The number of nodes:  943
The number of edges:  858220

In [3]:
#top users having highest pagerank
top_users = sort(wd_pagerank$vector, decreasing = T, index.return = T)

#top active users
top_user_id = matrix(names(top_users$x[1:943]), nrow=943, ncol=1)

#pagerank of top active users
top_user_pg = matrix(as.numeric(top_users$x[1:943]), nrow=943, ncol=1)
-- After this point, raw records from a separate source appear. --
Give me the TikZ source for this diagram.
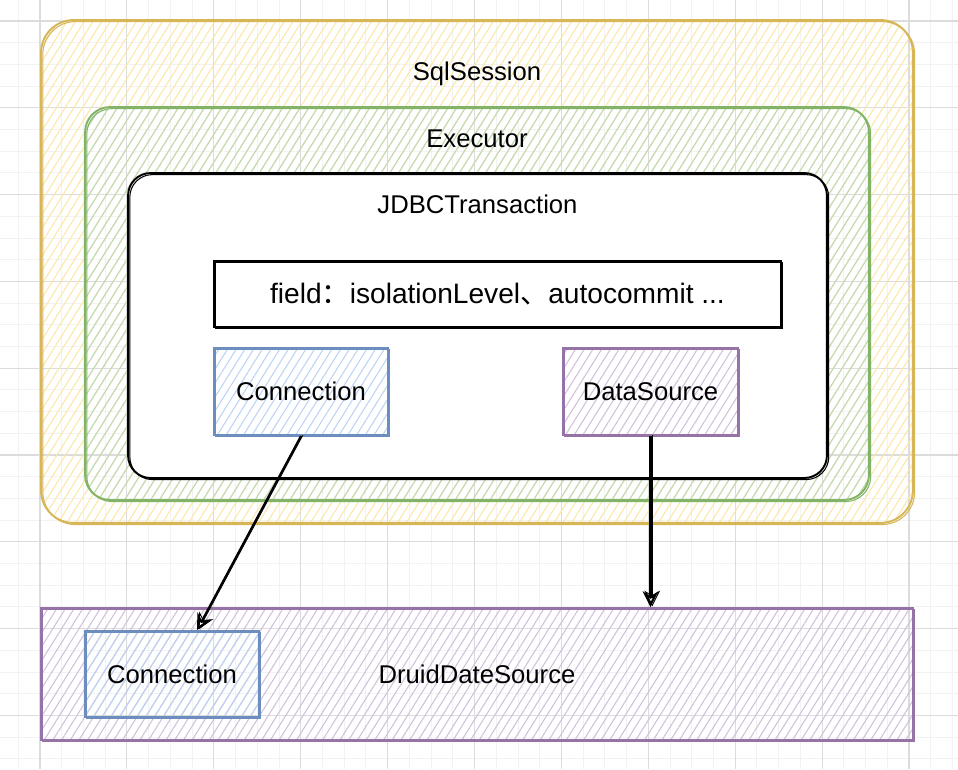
\documentclass[tikz,border=0pt]{standalone}
\usepackage{fontspec}
\setmainfont{Liberation Sans}
\newfontfamily\cjk{Noto Sans CJK SC}
\usepackage{tikz}
\usetikzlibrary{positioning,arrows.meta,patterns.meta,calc}

\definecolor{yellowline}{HTML}{D6B656}
\definecolor{yellowhatch}{HTML}{FDE7A6}
\definecolor{greenline}{HTML}{82B366}
\definecolor{greenhatch}{HTML}{BCDBB6}
\definecolor{blueline}{HTML}{6C8EBF}
\definecolor{bluehatch}{HTML}{BDD3F2}
\definecolor{purpleline}{HTML}{9673A6}
\definecolor{purplehatch}{HTML}{D3BFDD}
\definecolor{gridminor}{HTML}{F2F2F2}
\definecolor{gridmajor}{HTML}{DCDCDC}

\begin{document}
\begin{tikzpicture}[
    x=0.02cm, y=-0.02cm,
    font=\fontsize{14.6}{17}\selectfont,
    >=Stealth,
    sketch/.style={
        line width=1.1pt,
        postaction={draw, line width=0.6pt,
            transform canvas={shift={(1pt,-0.9pt)}}}
    },
    hatch/.style={
        pattern={Lines[angle=58,distance=4.2pt,line width=0.6pt]},
        pattern color=#1
    },
    container/.style={
        draw=#1line,
        hatch=#1hatch,
        sketch,
        inner sep=0pt
    },
    member/.style={
        draw=#1line,
        hatch=#1hatch,
        sketch,
        align=center,
        inner sep=0pt
    },
    plain/.style={
        draw=black,
        fill=white,
        sketch,
        inner sep=0pt
    },
    title/.style={inner sep=1pt},
    link/.style={
        -{Stealth[open,length=9pt,width=9pt]},
        line width=1.2pt,
        postaction={draw, line width=0.5pt,
            transform canvas={shift={(1pt,0.4pt)}}}
    }
]
\useasboundingbox (0,0) rectangle (958,769);

%-----------------------------------
% Background grid
%-----------------------------------
\fill[white] (0,0) rectangle (958,769);
\foreach \i in {-1,...,42}
    \draw[gridminor, line width=0.5pt] ({40+21.725*\i},0) -- ({40+21.725*\i},769);
\foreach \j in {0,...,35}
    \draw[gridminor, line width=0.5pt] (0,{21+21.7*\j}) -- (958,{21+21.7*\j});
\foreach \i in {0,...,10}
    \draw[gridmajor, line width=0.6pt] ({40+86.9*\i},0) -- ({40+86.9*\i},769);
\foreach \j in {0,...,8}
    \draw[gridmajor, line width=0.6pt] (0,{21+86.8*\j}) -- (958,{21+86.8*\j});

%-----------------------------------
% Nested containers
%-----------------------------------
\node[container=yellow, minimum width=17.44cm, minimum height=10.06cm,
      rounded corners=0.65cm] (sqlsession) at (477,271.5) {};
\node[title] (sqltitle) at ([yshift=-1.1cm]sqlsession.north) {SqlSession};

\node[container=green, minimum width=15.68cm, minimum height=7.86cm,
      rounded corners=0.5cm] (executor) at (477,303.5) {};
\node[title] (exectitle) at ([yshift=-0.66cm]executor.north) {Executor};

\node[plain, minimum width=13.98cm, minimum height=6.1cm,
      rounded corners=0.45cm] (jdbc) at (477.5,325.5) {};
\node[title] (jdbctitle) at ([yshift=-0.64cm]jdbc.north) {JDBCTransaction};

%-----------------------------------
% Inside the transaction
%-----------------------------------
\node[plain, minimum width=11.34cm, minimum height=1.32cm,
      font=\fontsize{16}{19}\selectfont] (fields) at (497.5,294)
    {field{\cjk ：}isolationLevel{\cjk 、}autocommit ...};

\node[member=blue, minimum width=3.48cm, minimum height=1.74cm] (conninner) at (301,391.5) {Connection};
\node[member=purple, minimum width=3.5cm, minimum height=1.74cm] (datasource) at (650.5,391.5) {DataSource};

%-----------------------------------
% Pool
%-----------------------------------
\node[container=purple, minimum width=17.44cm, minimum height=2.64cm] (druid) at (477,674) {DruidDateSource};
\node[member=blue, minimum width=3.48cm, minimum height=1.72cm] (connouter) at (172,674) {Connection};

%-----------------------------------
% Arrows
%-----------------------------------
\draw[link] (conninner.south) -- ([xshift=0.5cm]connouter.north);
\draw[link] (datasource.south) -- (datasource.south |- druid.north);

\end{tikzpicture}
\end{document}
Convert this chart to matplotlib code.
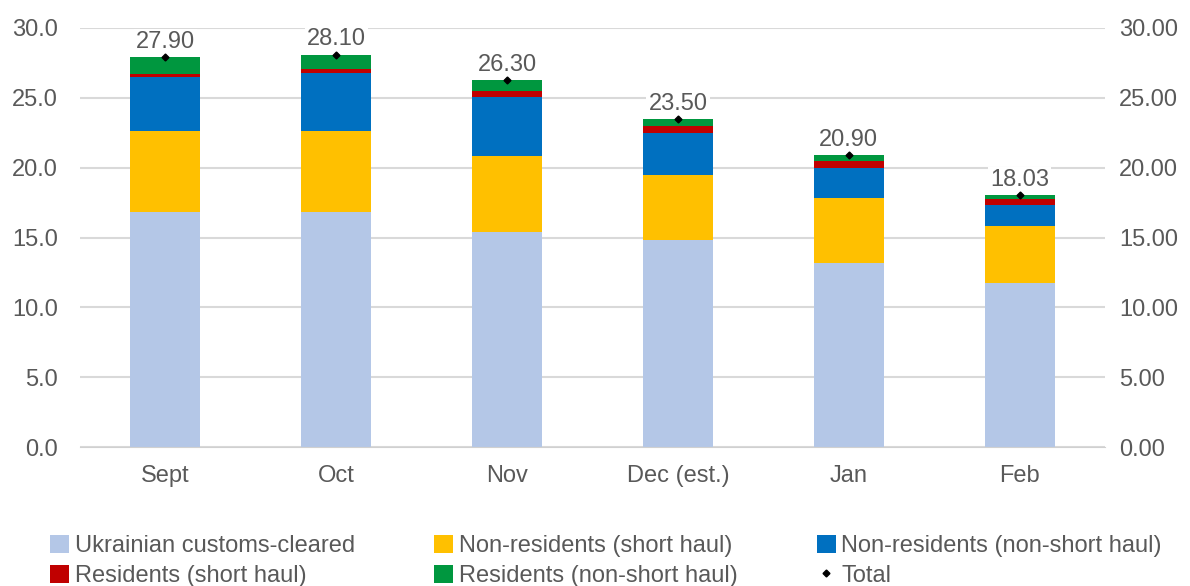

#top active user_id - pagerank
topactive_user = cbind(top_user_id,top_user_pg)

In [4]:
#top10
top10_user_id = matrix(names(top_users$x[1:10]), nrow=10, ncol=1)
top10_user_pg = matrix(as.numeric(top_users$x[1:10]), nrow=10, ncol=1)
topactive10_user = cbind(top10_user_id,top10_user_pg)

#top100
top100_user_id = matrix(names(top_users$x[1:100]), nrow=100, ncol=1)
top100_user_pg = matrix(as.numeric(top_users$x[1:100]), nrow=100, ncol=1)
topactive100_user = cbind(top100_user_id,top100_user_pg)

#top300
top300_user_id = matrix(names(top_users$x[1:300]), nrow=300, ncol=1)
top300_user_pg = matrix(as.numeric(top_users$x[1:300]), nrow=300, ncol=1)
topactive300_user = cbind(top300_user_id,top300_user_pg)

#top500
top500_user_id = matrix(names(top_users$x[1:500]), nrow=500, ncol=1)
top500_user_pg = matrix(as.numeric(top_users$x[1:500]), nrow=500, ncol=1)
topactive500_user = cbind(top500_user_id,top500_user_pg)

In [5]:
#write the top active user information to file
write.table(topactive_user, file="./FINAL/data/top943userpg.txt", row.names=FALSE, col.names=FALSE, sep = "\t")
write.table(topactive100_user, file="./FINAL/data/top100userpg.txt", row.names=FALSE, col.names=FALSE, sep = "\t")
write.table(topactive300_user, file="./FINAL/data/top300userpg.txt", row.names=FALSE, col.names=FALSE, sep = "\t")
write.table(topactive500_user, file="./FINAL/data/top500userpg.txt", row.names=FALSE, col.names=FALSE, sep = "\t")

In [6]:
#get.edge.ids(graph, vp, directed = TRUE, error = FALSE, multi = FALSE)
fil = degree(wd_graph, v = top_user_id, mode = c("all", "out", "in", "total"),loops = FALSE, normalized = FALSE)

In [7]:
ndColor = rep("lightblue",vcount(induced_subgraph(wd_graph,top10_user_id)))
ndSize = rep(0, vcount(induced_subgraph(wd_graph,top10_user_id)))
name = paste("./FINAL/top10",".png",sep="")
png(name)
plot(induced_subgraph(wd_graph,top10_user_id), vertex.size=ndSize , asp = 9/16, edge.color = "grey", layout=layout.fruchterman.reingold)
dev.off()

Since PageRank is directly proportional to the number of edges of a node i.e. degree of a node, higher PageRank would imply more edges to and from the user node indicating a greater commonality in terms of the movies rated by the user and others. We'll further use a subset of these PageRank values (of users) as additional features in predicting a movie's ratings (for those users).